→ **WORK REQUIRED**: Exactly the lines from the one with "Clone this chart in D3.js." to the one with "var threshold = 10;", both included, are to be printed again; leave out the rest.

→ **GIVEN DATA**:
:::::
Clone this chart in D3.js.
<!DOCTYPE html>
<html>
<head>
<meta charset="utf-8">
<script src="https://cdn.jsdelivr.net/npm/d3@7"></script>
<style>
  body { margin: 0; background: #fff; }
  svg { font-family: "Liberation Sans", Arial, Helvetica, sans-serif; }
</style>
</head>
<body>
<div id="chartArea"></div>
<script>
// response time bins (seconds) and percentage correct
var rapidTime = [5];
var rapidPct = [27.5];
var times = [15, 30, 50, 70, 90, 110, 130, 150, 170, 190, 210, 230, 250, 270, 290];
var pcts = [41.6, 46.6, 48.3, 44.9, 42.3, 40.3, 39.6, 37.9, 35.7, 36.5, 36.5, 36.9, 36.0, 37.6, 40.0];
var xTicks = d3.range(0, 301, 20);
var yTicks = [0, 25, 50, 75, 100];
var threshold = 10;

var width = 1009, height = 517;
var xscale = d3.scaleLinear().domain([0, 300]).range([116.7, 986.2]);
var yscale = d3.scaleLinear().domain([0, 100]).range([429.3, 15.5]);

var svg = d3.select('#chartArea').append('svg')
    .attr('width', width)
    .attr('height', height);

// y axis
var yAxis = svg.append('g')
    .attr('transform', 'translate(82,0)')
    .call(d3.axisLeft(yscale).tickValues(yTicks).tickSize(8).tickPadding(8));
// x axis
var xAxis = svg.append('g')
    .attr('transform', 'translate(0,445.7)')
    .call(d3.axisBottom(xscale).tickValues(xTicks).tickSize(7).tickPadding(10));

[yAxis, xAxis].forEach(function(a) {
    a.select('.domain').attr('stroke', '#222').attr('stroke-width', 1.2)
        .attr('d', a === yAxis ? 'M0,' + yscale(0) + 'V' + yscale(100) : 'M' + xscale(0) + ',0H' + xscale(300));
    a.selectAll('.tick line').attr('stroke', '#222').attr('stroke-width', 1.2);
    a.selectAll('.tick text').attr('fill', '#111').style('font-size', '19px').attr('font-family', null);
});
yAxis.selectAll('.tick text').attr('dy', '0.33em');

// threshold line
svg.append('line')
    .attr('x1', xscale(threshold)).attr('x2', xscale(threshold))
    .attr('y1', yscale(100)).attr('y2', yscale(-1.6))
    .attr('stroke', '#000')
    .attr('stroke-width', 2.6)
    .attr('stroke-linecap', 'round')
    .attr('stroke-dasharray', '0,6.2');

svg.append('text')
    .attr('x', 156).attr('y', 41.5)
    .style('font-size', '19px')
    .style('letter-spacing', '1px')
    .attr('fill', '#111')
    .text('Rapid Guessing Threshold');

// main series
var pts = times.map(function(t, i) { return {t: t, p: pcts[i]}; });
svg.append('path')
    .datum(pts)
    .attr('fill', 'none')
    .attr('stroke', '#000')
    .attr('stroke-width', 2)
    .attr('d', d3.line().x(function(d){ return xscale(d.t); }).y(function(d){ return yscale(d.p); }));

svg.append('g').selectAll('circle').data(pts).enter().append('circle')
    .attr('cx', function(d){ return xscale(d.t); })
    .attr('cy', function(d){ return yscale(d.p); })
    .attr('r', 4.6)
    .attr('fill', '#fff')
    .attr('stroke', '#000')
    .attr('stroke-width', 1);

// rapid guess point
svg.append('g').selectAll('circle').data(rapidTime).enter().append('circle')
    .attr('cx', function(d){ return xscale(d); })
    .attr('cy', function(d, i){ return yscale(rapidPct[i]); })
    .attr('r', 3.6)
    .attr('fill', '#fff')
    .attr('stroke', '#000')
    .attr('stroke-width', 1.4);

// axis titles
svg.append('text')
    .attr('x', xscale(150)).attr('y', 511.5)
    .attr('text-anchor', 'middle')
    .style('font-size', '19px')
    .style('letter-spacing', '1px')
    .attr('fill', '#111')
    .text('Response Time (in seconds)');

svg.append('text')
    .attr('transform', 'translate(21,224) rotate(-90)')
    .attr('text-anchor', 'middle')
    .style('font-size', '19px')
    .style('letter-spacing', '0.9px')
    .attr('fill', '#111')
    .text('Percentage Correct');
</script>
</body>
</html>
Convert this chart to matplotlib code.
:::::
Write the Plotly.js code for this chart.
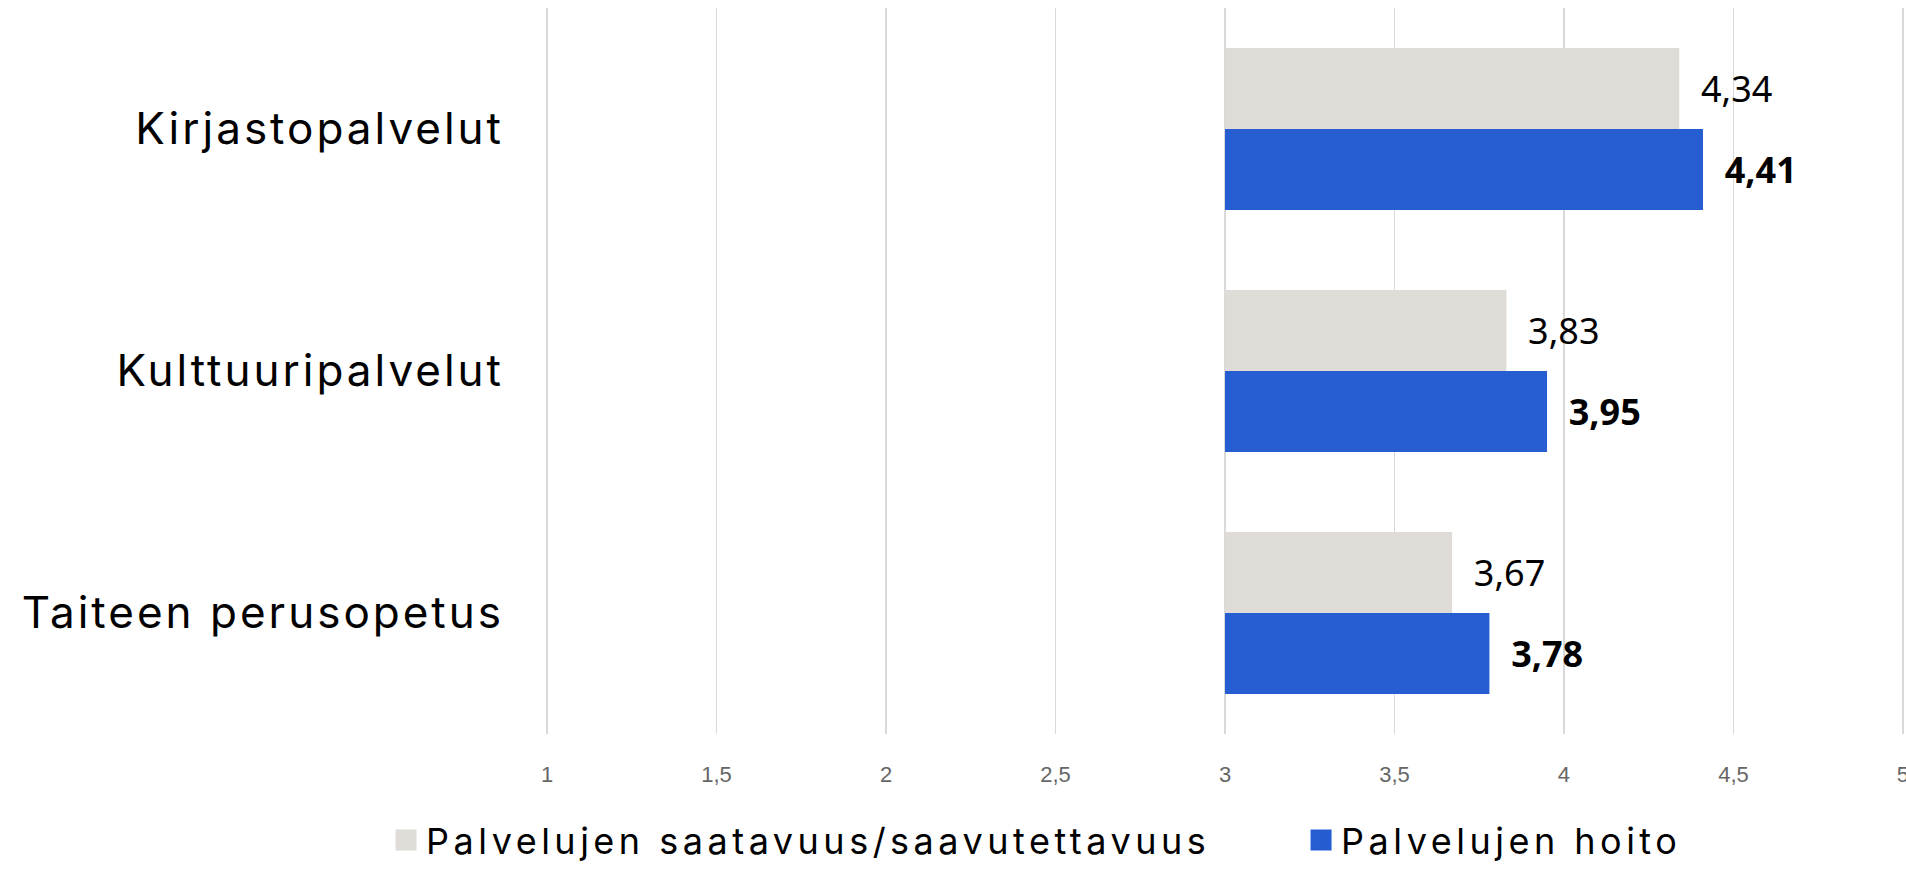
:::::
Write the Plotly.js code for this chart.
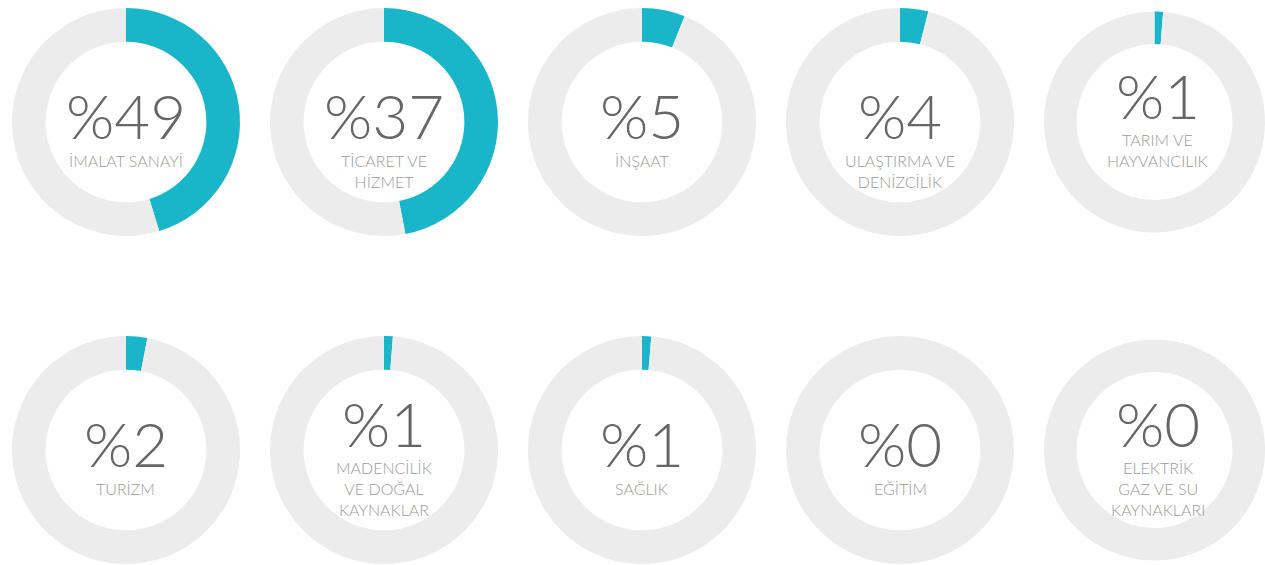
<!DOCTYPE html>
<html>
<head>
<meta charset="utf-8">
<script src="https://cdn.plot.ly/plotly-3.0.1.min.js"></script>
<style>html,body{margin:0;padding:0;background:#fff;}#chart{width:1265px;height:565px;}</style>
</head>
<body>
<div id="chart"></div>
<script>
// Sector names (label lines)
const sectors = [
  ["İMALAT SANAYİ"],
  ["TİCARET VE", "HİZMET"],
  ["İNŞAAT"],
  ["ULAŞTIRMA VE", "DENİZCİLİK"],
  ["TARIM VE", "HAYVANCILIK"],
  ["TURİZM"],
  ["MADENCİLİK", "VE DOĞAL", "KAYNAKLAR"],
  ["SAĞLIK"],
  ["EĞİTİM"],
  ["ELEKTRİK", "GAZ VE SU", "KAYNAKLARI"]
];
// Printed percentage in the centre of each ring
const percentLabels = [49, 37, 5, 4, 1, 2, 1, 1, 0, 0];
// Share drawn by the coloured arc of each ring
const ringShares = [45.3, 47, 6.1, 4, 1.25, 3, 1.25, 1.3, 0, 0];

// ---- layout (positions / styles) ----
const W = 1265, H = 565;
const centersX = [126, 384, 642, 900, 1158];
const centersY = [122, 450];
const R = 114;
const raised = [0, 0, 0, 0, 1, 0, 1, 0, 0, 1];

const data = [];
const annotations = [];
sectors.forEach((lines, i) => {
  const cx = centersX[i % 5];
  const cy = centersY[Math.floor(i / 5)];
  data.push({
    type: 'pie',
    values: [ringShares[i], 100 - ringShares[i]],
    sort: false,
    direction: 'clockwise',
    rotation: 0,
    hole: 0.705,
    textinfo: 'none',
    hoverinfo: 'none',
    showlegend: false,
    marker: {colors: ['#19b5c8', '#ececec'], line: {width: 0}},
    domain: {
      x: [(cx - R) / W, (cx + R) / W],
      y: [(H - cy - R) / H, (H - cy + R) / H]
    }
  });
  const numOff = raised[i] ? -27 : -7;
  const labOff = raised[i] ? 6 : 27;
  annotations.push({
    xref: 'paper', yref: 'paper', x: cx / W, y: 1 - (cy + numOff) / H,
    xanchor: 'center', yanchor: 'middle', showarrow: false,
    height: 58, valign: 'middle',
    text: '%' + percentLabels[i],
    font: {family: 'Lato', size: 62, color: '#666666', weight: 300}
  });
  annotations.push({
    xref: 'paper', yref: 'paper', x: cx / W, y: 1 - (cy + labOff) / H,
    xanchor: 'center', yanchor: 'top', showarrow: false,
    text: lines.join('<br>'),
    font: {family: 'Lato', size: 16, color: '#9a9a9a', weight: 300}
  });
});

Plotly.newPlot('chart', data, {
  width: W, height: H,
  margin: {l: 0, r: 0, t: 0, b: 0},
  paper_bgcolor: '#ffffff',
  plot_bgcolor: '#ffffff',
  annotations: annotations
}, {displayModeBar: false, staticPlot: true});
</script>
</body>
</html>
:::::
→ **EXERCISE ANSWER**:
Clone this chart in D3.js.
<!DOCTYPE html>
<html>
<head>
<meta charset="utf-8">
<script src="https://cdn.jsdelivr.net/npm/d3@7"></script>
<style>
  body { margin: 0; background: #fff; }
  svg { font-family: "Liberation Sans", Arial, Helvetica, sans-serif; }
</style>
</head>
<body>
<div id="chartArea"></div>
<script>
// response time bins (seconds) and percentage correct
var rapidTime = [5];
var rapidPct = [27.5];
var times = [15, 30, 50, 70, 90, 110, 130, 150, 170, 190, 210, 230, 250, 270, 290];
var pcts = [41.6, 46.6, 48.3, 44.9, 42.3, 40.3, 39.6, 37.9, 35.7, 36.5, 36.5, 36.9, 36.0, 37.6, 40.0];
var xTicks = d3.range(0, 301, 20);
var yTicks = [0, 25, 50, 75, 100];
var threshold = 10;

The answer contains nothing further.